Ideia de transferir atos médicos para outros profissionais abre guerra

Bastonário dos médicos exige demissão do presidente do Conselho Nacional de Saúde e que o governo esclareça que trabalho está a ser feito.

“O ministro vai ter de decidir se quer uma saúde com médicos ou sem médicos.” O ultimato é do bastonário dos médicos, que exige ao governo a demissão do presidente do Conselho Nacional de Saúde depois de este ter afirmado, numa entrevista em outubro, que eventualmente não seriam necessários muito mais médicos no SNS, mas sim mais enfermeiros e paramédicos e um reordenamento de tarefas. Miguel Guimarães vai mais longe e quer que o ministério esclareça se estão a ser estudadas alterações sem a inclusão dos médicos, algo que Jorge Simões deu a entender na entrevista à Antena 1. “Nunca os médicos estiveram tão unidos”, disse ao i. “É um episódio de fratura evidente.”

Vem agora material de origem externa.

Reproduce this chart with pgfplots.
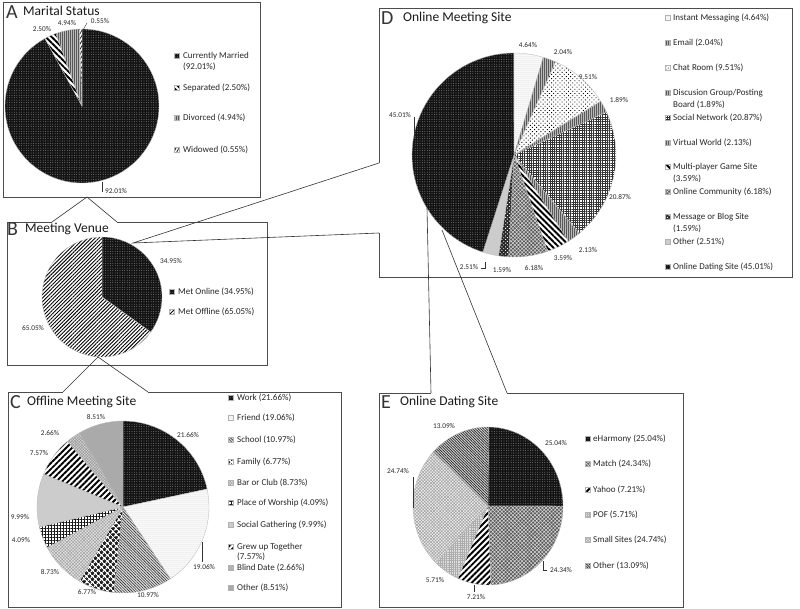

Ontem, reforçada esta tomada de posição da Ordem dos Médicos e no dia em que foram apresentados os primeiros relatórios do conselho sobre o estado do SNS – que alertam para o subfinanciamento do setor –, Jorge Simões defendeu que este tema da transferência de tarefas não pode ser tabu e recusou comentar o pedido de demissão. “Não é nenhuma ameaça para os médicos, mas temos de pensar num Portugal mais transversal do que a profissão A ou a profissão B”, disse Jorge Simões, citado pela agência Lusa.

Para Miguel Guimarães, não se trata da opinião de Jorge Simões, mas do facto de esta ser emitida pelo perito em declarações enquanto presidente do Conselho Nacional de Saúde, órgão consultivo do governo que a ordem integra. “Nunca este tema foi debatido no conselho”, diz o bastonário dos médicos, que admite que um dos cenários, caso o governo opte por manter Simões à frente do organismo criado no ano passado, é a ordem abandonar o conselho.

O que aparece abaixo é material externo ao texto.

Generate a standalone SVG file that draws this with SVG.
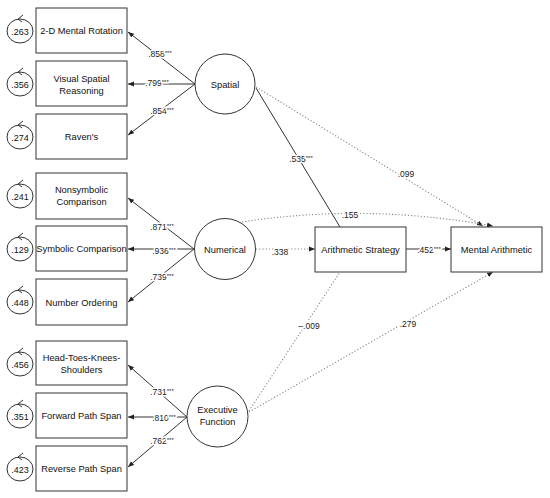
<svg xmlns="http://www.w3.org/2000/svg" width="550" height="498" viewBox="0 0 550 498">
<style>
.box{fill:#fff;stroke:#333;stroke-width:1}
.lat{fill:#fff;stroke:#333;stroke-width:1}
.res{fill:none;stroke:#333;stroke-width:1}
.t{font-family:"Liberation Sans",Arial,sans-serif;font-size:9.3px;fill:#111;text-anchor:middle}
.rt{font-family:"Liberation Sans",Arial,sans-serif;font-size:9px;fill:#111;text-anchor:middle}
.lb{font-family:"Liberation Sans",Arial,sans-serif;font-size:8.5px;fill:#222;text-anchor:middle;paint-order:stroke;stroke:#fff;stroke-width:3px;stroke-linejoin:round}
.sup{font-size:6px}
.solid{fill:none;stroke:#333;stroke-width:1}
.dot{fill:none;stroke:#888;stroke-width:1.1;stroke-dasharray:1.2 2}
</style>
<defs>
<marker id="ah" viewBox="0 0 10 10" refX="10" refY="5" markerWidth="6" markerHeight="6" markerUnits="userSpaceOnUse" orient="auto"><path d="M0,1 L10,5 L0,9 z" fill="#222"/></marker>
<g id="chev"><path d="M4,-4 L-1,0 L3,3" fill="none" stroke="#333" stroke-width="1"/></g>
</defs>
<rect width="550" height="498" fill="#fff"/>

<g id="connectors">
<line class="solid" x1="195" y1="84" x2="128" y2="32" marker-end="url(#ah)"/>
<line class="solid" x1="195" y1="84" x2="128" y2="84" marker-end="url(#ah)"/>
<line class="solid" x1="195" y1="84" x2="128" y2="135" marker-end="url(#ah)"/>
<line class="solid" x1="194" y1="249" x2="128" y2="198" marker-end="url(#ah)"/>
<line class="solid" x1="194" y1="249" x2="128" y2="249" marker-end="url(#ah)"/>
<line class="solid" x1="194" y1="249" x2="128" y2="302" marker-end="url(#ah)"/>
<line class="solid" x1="187" y1="417" x2="128" y2="365" marker-end="url(#ah)"/>
<line class="solid" x1="187" y1="417" x2="128" y2="417" marker-end="url(#ah)"/>
<line class="solid" x1="187" y1="417" x2="128" y2="467" marker-end="url(#ah)"/>
<line class="solid" x1="256" y1="88" x2="340" y2="227"/>
<line class="dot" x1="256" y1="87" x2="483" y2="226" marker-end="url(#ah)"/>
<path class="dot" d="M242,222 Q365,203 493,226" marker-end="url(#ah)"/>
<line class="dot" x1="256" y1="249" x2="315" y2="249" marker-end="url(#ah)"/>
<line class="solid" x1="406" y1="249" x2="451" y2="249" marker-end="url(#ah)"/>
<line class="dot" x1="249" y1="411" x2="340" y2="272"/>
<line class="dot" x1="249" y1="412" x2="493" y2="272" marker-end="url(#ah)"/>
<text class="lb" x="160" y="57">.858<tspan class="sup" dy="-2">***</tspan></text>
<text class="lb" x="157" y="86">.799<tspan class="sup" dy="-2">***</tspan></text>
<text class="lb" x="162" y="114">.854<tspan class="sup" dy="-2">***</tspan></text>
<text class="lb" x="162" y="230">.871<tspan class="sup" dy="-2">***</tspan></text>
<text class="lb" x="164" y="254">.936<tspan class="sup" dy="-2">***</tspan></text>
<text class="lb" x="162" y="280">.739<tspan class="sup" dy="-2">***</tspan></text>
<text class="lb" x="162" y="395">.731<tspan class="sup" dy="-2">***</tspan></text>
<text class="lb" x="164" y="421">.810<tspan class="sup" dy="-2">***</tspan></text>
<text class="lb" x="162" y="444">.762<tspan class="sup" dy="-2">***</tspan></text>
<text class="lb" x="301" y="162">.535<tspan class="sup" dy="-2">***</tspan></text>
<text class="lb" x="406" y="177">.099</text>
<text class="lb" x="350" y="218">.155</text>
<text class="lb" x="280" y="255">.338</text>
<text class="lb" x="429" y="253">.452<tspan class="sup" dy="-2">***</tspan></text>
<text class="lb" x="309" y="329">–.009</text>
<text class="lb" x="408" y="327">.279</text>
</g>

<g id="n-mrot"><rect class="box" x="36" y="8" width="91" height="45"/><text class="t" x="81.5" y="34">2-D Mental Rotation</text></g>
<g id="n-vsr"><rect class="box" x="36" y="61" width="91" height="45"/><text class="t" x="81.5" y="81.5">Visual Spatial</text><text class="t" x="81.5" y="93.5">Reasoning</text></g>
<g id="n-rav"><rect class="box" x="36" y="114" width="91" height="45"/><text class="t" x="81.5" y="140">Raven's</text></g>
<g id="n-nsc"><rect class="box" x="36" y="173" width="91" height="46"/><text class="t" x="81.5" y="193">Nonsymbolic</text><text class="t" x="81.5" y="205">Comparison</text></g>
<g id="n-sc"><rect class="box" x="36" y="226" width="91" height="45"/><text class="t" x="81.5" y="252">Symbolic Comparison</text></g>
<g id="n-no"><rect class="box" x="36" y="279" width="91" height="46"/><text class="t" x="81.5" y="305.5">Number Ordering</text></g>
<g id="n-htks"><rect class="box" x="36" y="341" width="91" height="44"/><text class="t" x="81.5" y="361">Head-Toes-Knees-</text><text class="t" x="81.5" y="373">Shoulders</text></g>
<g id="n-fps"><rect class="box" x="36" y="393" width="91" height="45"/><text class="t" x="81.5" y="419">Forward Path Span</text></g>
<g id="n-rps"><rect class="box" x="36" y="446" width="91" height="45"/><text class="t" x="81.5" y="472">Reverse Path Span</text></g>

<g id="r-mrot"><ellipse class="res" cx="20" cy="31" rx="13" ry="12"/><use href="#chev" x="19" y="19"/><text class="rt" x="20" y="34.5">.263</text></g>
<g id="r-vsr"><ellipse class="res" cx="20" cy="84" rx="13" ry="12"/><use href="#chev" x="19" y="72"/><text class="rt" x="20" y="87.5">.356</text></g>
<g id="r-rav"><ellipse class="res" cx="20" cy="137" rx="13" ry="12"/><use href="#chev" x="19" y="125"/><text class="rt" x="20" y="140.5">.274</text></g>
<g id="r-nsc"><ellipse class="res" cx="20" cy="196" rx="13" ry="12"/><use href="#chev" x="19" y="184"/><text class="rt" x="20" y="199.5">.241</text></g>
<g id="r-sc"><ellipse class="res" cx="20" cy="249" rx="13" ry="12"/><use href="#chev" x="19" y="237"/><text class="rt" x="20" y="252.5">.129</text></g>
<g id="r-no"><ellipse class="res" cx="20" cy="302" rx="13" ry="12"/><use href="#chev" x="19" y="290"/><text class="rt" x="20" y="305.5">.448</text></g>
<g id="r-htks"><ellipse class="res" cx="20" cy="364" rx="13" ry="12"/><use href="#chev" x="19" y="352"/><text class="rt" x="20" y="367.5">.456</text></g>
<g id="r-fps"><ellipse class="res" cx="20" cy="416" rx="13" ry="12"/><use href="#chev" x="19" y="404"/><text class="rt" x="20" y="419.5">.351</text></g>
<g id="r-rps"><ellipse class="res" cx="20" cy="469" rx="13" ry="12"/><use href="#chev" x="19" y="457"/><text class="rt" x="20" y="472.5">.423</text></g>

<g id="n-spatial"><circle class="lat" cx="225" cy="84" r="30"/><text class="t" x="225" y="87.5">Spatial</text></g>
<g id="n-numerical"><circle class="lat" cx="225" cy="249" r="30.5"/><text class="t" x="225" y="252.5">Numerical</text></g>
<g id="n-exec"><circle class="lat" cx="217.5" cy="416.5" r="30.5"/><text class="t" x="217.5" y="413">Executive</text><text class="t" x="217.5" y="425">Function</text></g>
<g id="n-as"><rect class="box" x="315" y="227" width="91" height="45"/><text class="t" x="360.5" y="252.5">Arithmetic Strategy</text></g>
<g id="n-ma"><rect class="box" x="451" y="227" width="91" height="45"/><text class="t" x="496.5" y="252.5">Mental Arithmetic</text></g>
</svg>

Guimarães diz também que, depois das declarações e perante a suspeição de que algo estará a ser negociado sem os profissionais, tem crescido a indignação dos médicos, que ontem estiveram em greve. E admite outras formas de protesto e menos tolerância. “Os médicos têm estado disponíveis para tudo, mas há limites.”

Posição corporativa quando o caminho é a multidisciplinaridade? Miguel Guimarães rejeita. “Os médicos são a única profissão que quer trabalhar em equipas multidisciplinares porque é sempre preciso haver coordenação e nenhuma profissão quer ser coordenada pelos médicos”, diz o bastonário, salientando que é impossível uma formação de seis anos mais a especialidade ter os seus atos transferidos para outros profissionais. “É uma ideia peregrina. Se os outros profissionais querem ser médicos, tirem o curso de Medicina.”

O i tentou perceber junto do Ministério da Saúde se está a ser estudada alguma medida em concreto nesta área, sem resposta até à hora de fecho. É um tema que se debate ciclicamente – do alcance das competências do enfermeiro de família à definição dos atos em saúde, que determina o que cada profissão da saúde pode fazer. A proposta de lei do governo deu entrada no parlamento há um ano e aí permanece.

Ontem, o ministro da Saúde rejeitou pedidos de demissão por “delitos de opinião” e disse acreditar que uma conversa entre os dois envolvidos será suficiente para ultrapassar dificuldades. Miguel Guimarães diz que esperou os últimos dez dias por essa conversa ou uma intervenção da tutela, o que não se verificou. Passado esse período sem uma retratação, o bastonário diz que não será um “aperto de mão” a resolver o diferendo.